Which Scientific Status for Territorial Development?

Amenagement du territoire (territorial development) cannot be considered as a science, which is a coherent ensemble of knowledge based on specific concepts and on theories and developing rules proved either by a rigorous demonstration or by experimentation.

It can no more be qualified of being a technique, that is a savoir faire, a set of processes, of means, and of methods applied to an activity. Indeed, there is no controlled knowhow or tested processes. Methods used are diverse and changing and do not receive generalized recognition.

It is no more an art, which is ''an ensemble of processes, of knowledge and of rules concerned with the practice of an activity or an action and aims at searching an ideal of beauty.'' Processes and knowledge are imperfect, rules are fluctuating, and the ideal of beauty rarely reached.

It seems more careful to bring back territorial development to its character of voluntary intervention, of territorial aspect of planning. Therefore, it is a 'praxis' (a set of actions aiming to the same objective). It is fed less with theoretical rules or savoir faire than with empiricism. This praxis is exercise of application, execution, way of doing, and confrontation with complex and multiple realities, and hesitation.

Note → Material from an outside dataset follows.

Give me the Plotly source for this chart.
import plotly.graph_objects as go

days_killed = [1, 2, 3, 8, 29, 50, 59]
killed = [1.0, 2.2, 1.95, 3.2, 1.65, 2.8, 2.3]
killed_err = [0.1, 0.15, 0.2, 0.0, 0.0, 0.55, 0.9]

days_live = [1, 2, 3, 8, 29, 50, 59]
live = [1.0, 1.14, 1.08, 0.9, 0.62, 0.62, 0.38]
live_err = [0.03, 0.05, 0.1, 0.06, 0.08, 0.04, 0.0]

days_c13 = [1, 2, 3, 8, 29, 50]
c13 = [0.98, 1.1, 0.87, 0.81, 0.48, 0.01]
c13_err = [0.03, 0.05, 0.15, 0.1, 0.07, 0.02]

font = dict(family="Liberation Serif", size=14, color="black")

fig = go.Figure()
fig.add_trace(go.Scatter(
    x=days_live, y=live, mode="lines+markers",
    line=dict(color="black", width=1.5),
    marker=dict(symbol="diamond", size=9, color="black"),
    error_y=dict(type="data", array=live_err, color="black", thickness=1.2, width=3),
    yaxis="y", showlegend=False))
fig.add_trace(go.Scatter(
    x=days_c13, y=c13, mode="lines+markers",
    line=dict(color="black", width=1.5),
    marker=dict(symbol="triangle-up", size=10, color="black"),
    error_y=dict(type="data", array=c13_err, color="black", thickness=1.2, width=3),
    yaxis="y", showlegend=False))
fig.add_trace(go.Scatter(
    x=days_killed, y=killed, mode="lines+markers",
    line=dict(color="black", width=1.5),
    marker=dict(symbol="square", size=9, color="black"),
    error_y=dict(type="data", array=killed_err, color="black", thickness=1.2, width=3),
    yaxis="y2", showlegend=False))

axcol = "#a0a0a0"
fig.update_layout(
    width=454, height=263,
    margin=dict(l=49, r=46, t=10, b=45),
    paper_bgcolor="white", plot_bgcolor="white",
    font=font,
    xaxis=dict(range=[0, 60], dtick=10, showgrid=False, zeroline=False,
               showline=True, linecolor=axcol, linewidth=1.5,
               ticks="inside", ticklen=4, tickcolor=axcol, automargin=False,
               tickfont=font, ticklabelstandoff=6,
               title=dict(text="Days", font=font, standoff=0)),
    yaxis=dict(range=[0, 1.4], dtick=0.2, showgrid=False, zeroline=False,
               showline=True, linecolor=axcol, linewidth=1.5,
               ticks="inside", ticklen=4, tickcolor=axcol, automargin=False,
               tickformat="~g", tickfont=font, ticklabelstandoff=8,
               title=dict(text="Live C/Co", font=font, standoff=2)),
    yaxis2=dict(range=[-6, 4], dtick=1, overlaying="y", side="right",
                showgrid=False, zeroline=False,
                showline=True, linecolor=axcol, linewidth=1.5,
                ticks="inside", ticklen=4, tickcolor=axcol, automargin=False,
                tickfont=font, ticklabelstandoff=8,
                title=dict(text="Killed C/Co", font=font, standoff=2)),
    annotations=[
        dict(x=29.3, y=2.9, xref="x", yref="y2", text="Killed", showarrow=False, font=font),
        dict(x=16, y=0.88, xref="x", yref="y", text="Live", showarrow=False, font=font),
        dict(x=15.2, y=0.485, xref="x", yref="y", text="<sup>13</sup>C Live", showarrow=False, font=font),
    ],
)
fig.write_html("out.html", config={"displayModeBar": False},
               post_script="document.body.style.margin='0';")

Interventions of territorial development need many different specialists: the researcher, interdisciplinary, alone, or within a team who collects the information, analyzes the data, prepares a diagnosis, proposes a choice of alternative solutions for the future; the elected member in charge of decision by choosing between these possible solutions; the administrative official who has to implement this solution; the lawyer who translates it under juridical terms; the engineer who builds the infrastructures; and the architect who designs the buildings. Territorial development can be efficient only through continuity in action and consensus between these different actors.